= Mecenas =

Mecenas is a conventional courtesy title in modern Polish used to address individuals performing legal professions or authorized to represent others in court. This title is exclusive to Poland.

In the 16th century, lawyers were called "procuratores mercenarii," meaning "paid legal representatives," distinguishing them from "non-professional" representatives referred to as "procuratores." Most sources agree that the term "Mecenas" comes from Gaius Maecenas, an important patron for the poets Horace and Virgil. Another theory is that it evolved from "procuratores mercenarii," with the first part and the "r" sound in the second word being eliminated. It was already in use in the 18th century and became widespread in the 19th century.

The title of "Mecenas" is purely a courtesy title and is not legally protected. It is most often applied to the most common legal professions: advocates (adwokat), attorneys-at-law (radca prawny), and also to trainees (aplikanci) in the respective advocate and attorney-at-law programs. Nowadays, it is also used for professionals in newer legal fields, such as tax advisors (a profession created in 1996), patent attorneys (established in 2001), restructuring advisors (created in 2016 with amendments to the Civil Procedure Code, Art. 87), and legal advisors in the Prosecutor's Office of the Republic of Poland (created in 2005).
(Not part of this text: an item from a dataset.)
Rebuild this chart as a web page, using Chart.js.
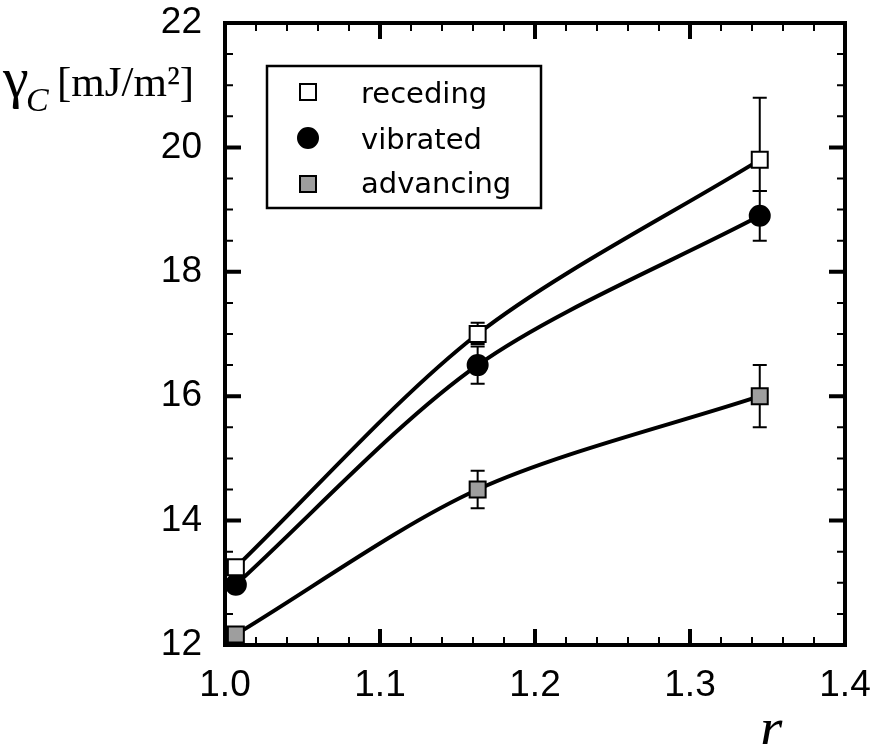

Additionally, it is used in legislative work to refer to legislators.

The title may also be used for law graduates, even without completing the training program, though this practice is rarer. In 2014, the Press Office of the National Bar Council of Advocates urged that the title "Mecenas" be reserved only for advocates and attorneys-at-law, but this had no effect on the practices of the media and legal community.